Biography

Mire Lee’s (b. 1988) works defy categorization, yet they are idiosyncratic, exuding energy that is entropic and full of polarizing, enticing, and nauseating sentiments. Unsightly yet inexplicably sensational, Lee’s work challenges notions of selfhood, social acceptability, and cleanliness, obliterating societal conventions of aesthetics and desire in the face of her orgasmic, transgressive, and kinetic technologies. Towels, chains, clay, silicon hoses, and steel structures coalesce to form an organism that is haptic, primordial, and yet highly mechanized. In works like Carriers, tentacular appendages amidst a milky rain of glycerin activate a sense of deeply personal indiscretion within the viewer, their projections of vorarephilia functioning as an emblem of solidarity with the increasingly suffocating realities of the Anthropocene, consequences of a carnal, insatiable desire for power. Her sculptural vocabulary, between the realms of machinery and viscera, inhabits an ambiguous, eclectic environment, free of inhibitions yet entirely cognizant of the unspoken boundaries at play.

 

 

Mire Lee lives and works between Seoul, South Korea, and Amsterdam, Netherlands.
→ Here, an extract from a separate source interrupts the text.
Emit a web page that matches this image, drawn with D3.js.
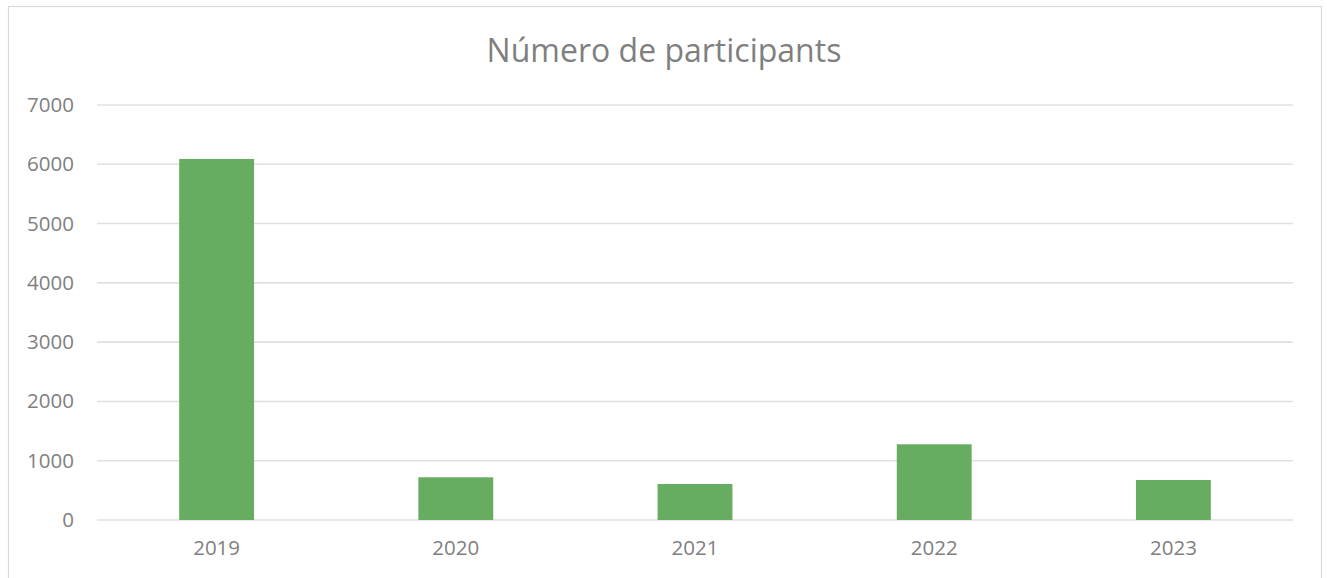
<!DOCTYPE html>
<html>
<head>
<meta charset="utf-8">
<script src="https://cdn.jsdelivr.net/npm/d3@7"></script>
<style>
  body { margin: 0; background: #fff; }
  text { font-family: "Open Sans", sans-serif; fill: #7f7f7f; }
</style>
</head>
<body>
<svg id="chart" width="1327" height="578"></svg>
<script>
// data
const years = ['2019', '2020', '2021', '2022', '2023'];
const participants = [6090, 720, 607, 1277, 675];
const yTicks = [0, 1000, 2000, 3000, 4000, 5000, 6000, 7000];
const title = 'Número de participants';

const svg = d3.select('#chart');
const width = +svg.attr('width');
const height = +svg.attr('height');

// outer chart frame
svg.append('rect')
  .attr('x', 8.5).attr('y', 6.5)
  .attr('width', 1313).attr('height', 580)
  .attr('fill', 'none')
  .attr('stroke', '#d9d9d9')
  .attr('stroke-width', 1.2);

const margin = { left: 97, right: 34, top: 105, bottom: 58 };

const x = d3.scaleBand()
  .domain(years)
  .range([margin.left, width - margin.right])
  .paddingInner(0.687)
  .paddingOuter(0.3435);

const y = d3.scaleLinear()
  .domain([0, 7000])
  .range([height - margin.bottom, margin.top]);

// gridlines
svg.append('g')
  .selectAll('line')
  .data(yTicks)
  .join('line')
  .attr('x1', margin.left)
  .attr('x2', width - margin.right)
  .attr('y1', d => y(d))
  .attr('y2', d => y(d))
  .attr('stroke', '#e0e0e0')
  .attr('stroke-width', 1.6);

// y labels
const yAxis = d3.axisLeft(y).tickValues(yTicks).tickFormat(d3.format('d')).tickSize(0).tickPadding(23);
const gy = svg.append('g')
  .attr('transform', `translate(${margin.left},0)`)
  .call(yAxis);
gy.select('.domain').remove();
gy.selectAll('text')
  .style('font-size', '20.5px')
  .attr('fill', '#7f7f7f');

// bars
svg.append('g')
  .selectAll('rect')
  .data(years)
  .join('rect')
  .attr('x', d => x(d))
  .attr('width', x.bandwidth())
  .attr('y', (d, i) => y(participants[i]))
  .attr('height', (d, i) => y(0) - y(participants[i]))
  .attr('fill', '#66ad61');

// x labels
const xAxis = d3.axisBottom(x).tickSize(0).tickPadding(20);
const gx = svg.append('g')
  .attr('transform', `translate(0,${y(0)})`)
  .call(xAxis);
gx.select('.domain').remove();
gx.selectAll('text')
  .style('font-size', '20.5px')
  .attr('fill', '#7f7f7f');

// title
svg.append('text')
  .attr('x', 664)
  .attr('y', 62)
  .attr('text-anchor', 'middle')
  .style('font-size', '32px')
  .text(title);
</script>
</body>
</html>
She holds a Bachelor of Arts from the Department of Sculpture (2012) and in Media Arts (2013) from Seoul National University. Her recent solo exhibitions include Mire Lee: Open Wound (2024) the Hyundai Turbine Hall Commission at Tate Modern, London; Black Sun (2023) at the New Museum, New York; Look, I’m a fountain of filth raving mad with love (2022) at ZOLLAMTMMK, MMK Frankfurt; HR Giger & Mire Lee (2021-2022) at Schinkel Pavillon, Berlin; Carriers (2020) at Art Sonje Center, Seoul, amongst others.

 

 

Lee’s work was also featured in several group exhibitions, including presentations at MMCA, Seoul (2024), High Line Art, New York (2024), Busan Biennale, Busan (2022), 59th Venice Biennale, Venice (2022), and the 58th Carnegie International, Pittsburgh (2022). She took part in residencies at the Rijksakademie van beeldende kunsten, Amsterdam (2018); Seoul Museum of Art (SeMA Nanji Residency) (2017), Cité internationale des arts, Paris (2015), and was recipient of a Special Prize at the 2021 Future Generation Art Prize.